> _PROVIDED DATA_
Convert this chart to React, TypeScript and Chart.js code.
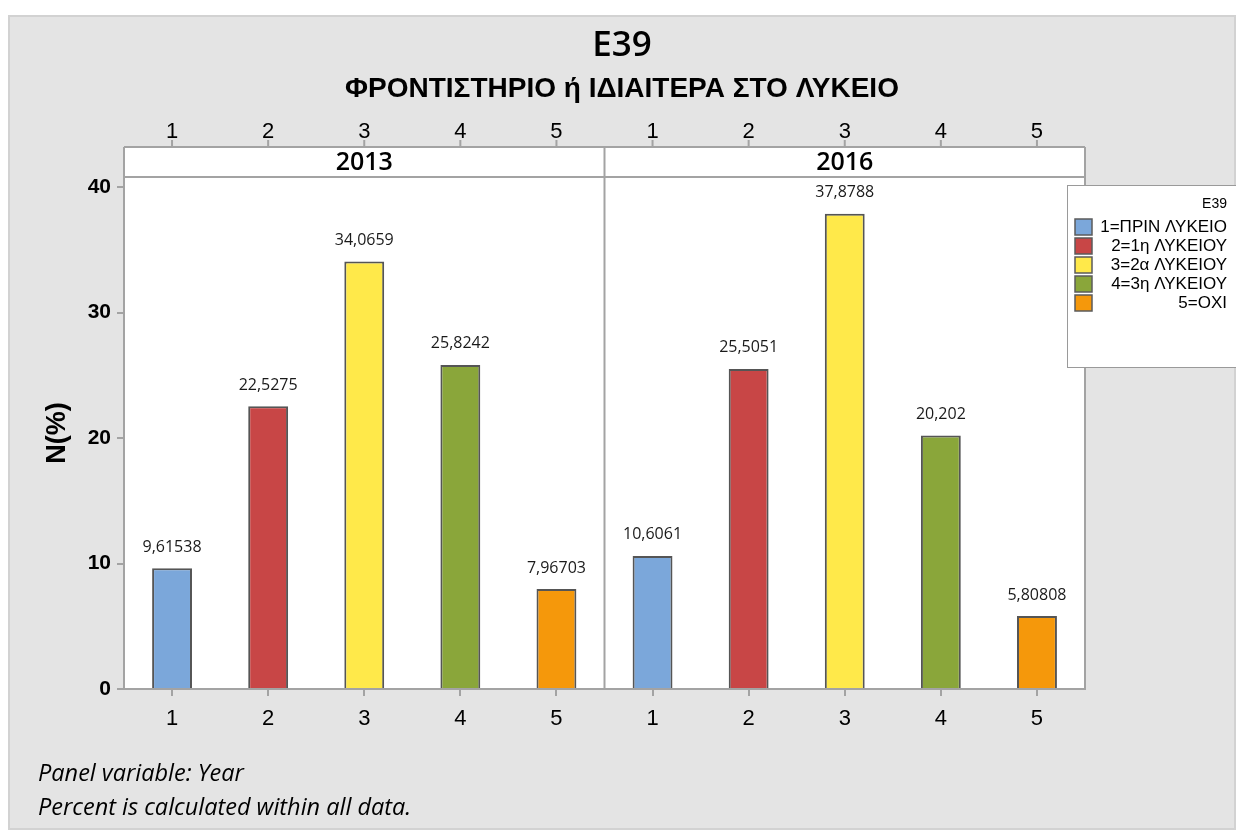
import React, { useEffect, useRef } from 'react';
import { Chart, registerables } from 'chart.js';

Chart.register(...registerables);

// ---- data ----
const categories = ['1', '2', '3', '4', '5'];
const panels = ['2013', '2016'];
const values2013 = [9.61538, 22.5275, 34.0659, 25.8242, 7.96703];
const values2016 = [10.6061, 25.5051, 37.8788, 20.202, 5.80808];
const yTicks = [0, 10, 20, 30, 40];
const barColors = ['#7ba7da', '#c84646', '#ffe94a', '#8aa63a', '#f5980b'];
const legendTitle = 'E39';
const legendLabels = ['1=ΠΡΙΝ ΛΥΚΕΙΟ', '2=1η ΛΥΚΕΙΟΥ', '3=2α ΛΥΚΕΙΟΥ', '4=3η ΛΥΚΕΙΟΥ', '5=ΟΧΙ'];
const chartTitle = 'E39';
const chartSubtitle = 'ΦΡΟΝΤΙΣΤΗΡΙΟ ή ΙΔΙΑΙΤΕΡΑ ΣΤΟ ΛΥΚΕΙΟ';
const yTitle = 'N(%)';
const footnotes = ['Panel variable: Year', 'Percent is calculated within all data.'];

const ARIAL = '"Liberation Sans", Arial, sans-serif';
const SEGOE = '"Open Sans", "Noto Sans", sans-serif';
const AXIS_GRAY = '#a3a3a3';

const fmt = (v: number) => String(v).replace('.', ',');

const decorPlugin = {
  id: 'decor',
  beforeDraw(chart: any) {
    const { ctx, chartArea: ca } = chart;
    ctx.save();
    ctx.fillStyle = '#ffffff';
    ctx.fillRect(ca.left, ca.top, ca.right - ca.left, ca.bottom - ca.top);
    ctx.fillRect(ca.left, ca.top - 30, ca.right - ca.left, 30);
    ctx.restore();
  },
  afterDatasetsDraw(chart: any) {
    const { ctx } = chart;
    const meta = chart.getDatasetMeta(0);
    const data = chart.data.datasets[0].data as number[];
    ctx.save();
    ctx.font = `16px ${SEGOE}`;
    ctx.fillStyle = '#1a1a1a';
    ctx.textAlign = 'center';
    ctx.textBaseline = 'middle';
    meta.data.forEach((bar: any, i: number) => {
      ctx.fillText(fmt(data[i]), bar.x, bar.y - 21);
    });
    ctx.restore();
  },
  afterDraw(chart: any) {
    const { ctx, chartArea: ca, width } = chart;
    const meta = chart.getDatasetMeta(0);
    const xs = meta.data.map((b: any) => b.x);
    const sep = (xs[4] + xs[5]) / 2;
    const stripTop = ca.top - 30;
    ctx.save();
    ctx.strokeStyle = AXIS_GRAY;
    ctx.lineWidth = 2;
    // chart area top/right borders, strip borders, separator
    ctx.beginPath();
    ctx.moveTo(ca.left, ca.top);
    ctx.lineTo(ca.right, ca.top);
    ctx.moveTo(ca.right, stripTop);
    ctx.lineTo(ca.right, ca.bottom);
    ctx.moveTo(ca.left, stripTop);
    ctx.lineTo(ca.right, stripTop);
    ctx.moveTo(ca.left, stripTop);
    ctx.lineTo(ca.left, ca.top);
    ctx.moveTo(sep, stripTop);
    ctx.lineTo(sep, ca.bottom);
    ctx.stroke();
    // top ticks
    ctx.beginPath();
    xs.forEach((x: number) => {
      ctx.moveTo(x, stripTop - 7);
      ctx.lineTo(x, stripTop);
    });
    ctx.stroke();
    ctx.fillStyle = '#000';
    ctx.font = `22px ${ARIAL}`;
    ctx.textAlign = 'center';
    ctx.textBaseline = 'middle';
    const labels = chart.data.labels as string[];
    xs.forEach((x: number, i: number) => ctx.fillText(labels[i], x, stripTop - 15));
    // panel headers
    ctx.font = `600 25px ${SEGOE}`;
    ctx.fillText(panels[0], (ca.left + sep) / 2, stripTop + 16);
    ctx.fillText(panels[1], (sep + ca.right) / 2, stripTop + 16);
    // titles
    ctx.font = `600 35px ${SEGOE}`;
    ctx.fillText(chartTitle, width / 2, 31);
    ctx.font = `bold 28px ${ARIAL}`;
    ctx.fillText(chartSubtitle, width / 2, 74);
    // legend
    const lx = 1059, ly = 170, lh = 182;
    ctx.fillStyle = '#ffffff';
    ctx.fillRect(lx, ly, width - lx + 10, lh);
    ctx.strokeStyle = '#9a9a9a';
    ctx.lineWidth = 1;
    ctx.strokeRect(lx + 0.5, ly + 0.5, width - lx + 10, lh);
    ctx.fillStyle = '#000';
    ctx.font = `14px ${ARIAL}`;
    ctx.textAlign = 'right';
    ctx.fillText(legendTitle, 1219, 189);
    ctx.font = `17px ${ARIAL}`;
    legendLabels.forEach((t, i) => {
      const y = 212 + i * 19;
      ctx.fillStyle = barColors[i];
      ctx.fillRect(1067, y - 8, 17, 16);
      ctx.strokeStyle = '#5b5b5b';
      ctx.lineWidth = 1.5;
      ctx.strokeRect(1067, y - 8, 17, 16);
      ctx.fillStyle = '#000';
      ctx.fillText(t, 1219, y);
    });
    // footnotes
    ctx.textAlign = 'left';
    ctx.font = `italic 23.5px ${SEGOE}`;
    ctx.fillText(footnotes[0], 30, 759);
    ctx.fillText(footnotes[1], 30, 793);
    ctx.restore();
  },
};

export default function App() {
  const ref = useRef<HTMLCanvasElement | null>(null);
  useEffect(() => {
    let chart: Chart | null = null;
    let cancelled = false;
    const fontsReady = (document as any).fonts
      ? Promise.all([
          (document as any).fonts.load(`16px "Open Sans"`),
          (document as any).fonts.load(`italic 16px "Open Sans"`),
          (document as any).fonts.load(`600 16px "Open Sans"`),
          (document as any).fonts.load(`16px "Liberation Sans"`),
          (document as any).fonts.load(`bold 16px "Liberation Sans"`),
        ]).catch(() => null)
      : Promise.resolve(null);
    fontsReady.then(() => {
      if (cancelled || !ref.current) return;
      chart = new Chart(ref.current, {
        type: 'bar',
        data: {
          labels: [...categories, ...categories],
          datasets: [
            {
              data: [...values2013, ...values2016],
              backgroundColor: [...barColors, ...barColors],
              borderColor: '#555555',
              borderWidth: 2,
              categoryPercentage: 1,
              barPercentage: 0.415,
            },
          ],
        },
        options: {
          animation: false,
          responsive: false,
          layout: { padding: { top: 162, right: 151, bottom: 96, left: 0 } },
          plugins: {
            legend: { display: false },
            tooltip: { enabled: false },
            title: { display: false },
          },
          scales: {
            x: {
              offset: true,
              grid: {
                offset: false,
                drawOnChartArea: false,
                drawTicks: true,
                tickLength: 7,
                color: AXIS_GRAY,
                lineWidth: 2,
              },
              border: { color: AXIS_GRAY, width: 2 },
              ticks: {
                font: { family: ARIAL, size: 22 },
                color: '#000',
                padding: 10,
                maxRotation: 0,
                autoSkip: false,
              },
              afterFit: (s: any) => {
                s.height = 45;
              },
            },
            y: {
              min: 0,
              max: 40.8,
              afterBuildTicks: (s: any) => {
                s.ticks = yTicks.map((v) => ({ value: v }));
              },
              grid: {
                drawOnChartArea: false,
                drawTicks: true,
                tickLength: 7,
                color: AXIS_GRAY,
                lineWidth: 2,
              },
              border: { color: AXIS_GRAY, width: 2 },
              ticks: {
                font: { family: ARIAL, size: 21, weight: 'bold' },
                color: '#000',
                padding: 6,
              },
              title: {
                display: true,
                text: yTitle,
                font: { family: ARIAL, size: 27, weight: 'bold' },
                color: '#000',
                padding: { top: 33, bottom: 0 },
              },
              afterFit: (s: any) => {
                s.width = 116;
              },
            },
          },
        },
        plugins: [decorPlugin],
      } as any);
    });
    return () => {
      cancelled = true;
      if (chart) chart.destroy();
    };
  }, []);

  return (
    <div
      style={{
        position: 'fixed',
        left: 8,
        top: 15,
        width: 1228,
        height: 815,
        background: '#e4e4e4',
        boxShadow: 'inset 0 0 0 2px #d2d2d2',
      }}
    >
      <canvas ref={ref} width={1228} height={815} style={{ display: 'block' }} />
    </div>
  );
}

> _PROBLEM REQUIREMENTS_
Omit the pictures, then repeat exactly each line from the beginning of the listing through the line with "Chart.register(...registerables);".

> _WRITTEN RESPONSE_
Convert this chart to React, TypeScript and Chart.js code.
import React, { useEffect, useRef } from 'react';
import { Chart, registerables } from 'chart.js';

Chart.register(...registerables);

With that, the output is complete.